Gant’s account of “While Shepherds Watched” starts with similarly thrilling detective work. The oldest part of the melody was lifted verbatim from a setting of a text from the Acts of the Apostles made by the English composer Christopher Tye in 1553. But in Tye, we find only the back end of the melody, the part normally sung to the words “All seated on the ground,/The angel of the Lord came down/And glory shone around.” The music of the opening phrase hooked up with Tye’s tune only later, and at the outset of the 18th century a new text got attached to it. The piece in this form, titled “Song of the Angels at the Nativity of our Blessed Saviour” was “the only Christmas carol that could legally be sung in English churches for most of the rest of the eighteenth century, which is at least partly why it caught on quite as spectacularly as it did.”

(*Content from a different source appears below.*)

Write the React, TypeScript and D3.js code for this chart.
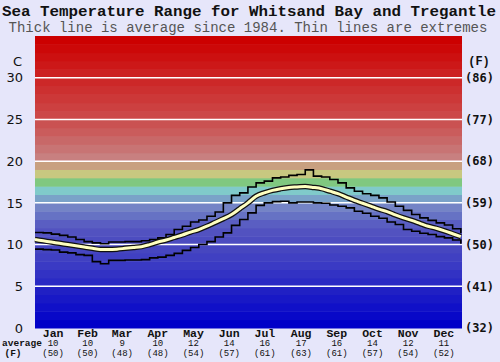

Although it is ceaselessly represented in seasonal decorations, “The Twelve Days of Christmas” is probably the most despised of traditional Christmas carols — at least while it is going on, and on, and on. Gant situates this “Twelfth Night song” in the folk repertoire of counting songs, which include such familiar numbers as “This Old Man” and “Green Grow the Rushes-oh.” He gives the text a careful going-over, noting a wealth of variations. “In the very many versions found between 1780 and 1909, the first seven gifts stay pretty much the same (with the notable exception of the ‘calling birds,’ which are, variously, collie, colley, colly, Corley, curley, colored, and canary birds, most of which are terms for a blackbird). One version has ‘squabs a-swimming’ instead of swans, which are baby pigeons and can’t swim. From verse eight upward singers swap, substitute, and generally muddle up the rest of the gifts, including ‘boys a-singing,’ ‘ships a-sailing,’ ‘lads a-louping,’ instead of ‘lords a-leaping,’ ‘hounds a-running,’ and ‘badgers baiting.’ ” A particularly fascinating “etymological diversion” (as he calls it) involves the gift that serves as the song’s anchor, the partridge in a pear tree. “According to Greek mythology, the first partridge was created when Daedalus threw his nephew off a tower. The nephew was called Perdix. The ornithological name for the Grey Partridge is Perdix perdix. The French derivation from this is perdrix.” (We might add that the French word is pronounced “per-DREE .”) He continues: “We have our pear tree. It’s a perdrix. It’s a half-remembered mistranslation, or, perhaps, a misremembered half-translation, giving us, oddly, not one partridge up a tree, but two, both on the ground. One English, one French. A partridge et un perdrix.” How cool is that? ◀
“The Carols of Christmas: A Celebration of the Surprising Stories Behind Your Favorite Holiday Songs” by Andrew Gant was published by Nelson Books this year. A companion CD, in which Gant conducts the British chamber choir Vox Turturis, contains all the songs discussed in the book. Titled “Christmas Carols: From Village Green to Church Choir,” it was released in 2014 by Signum Records.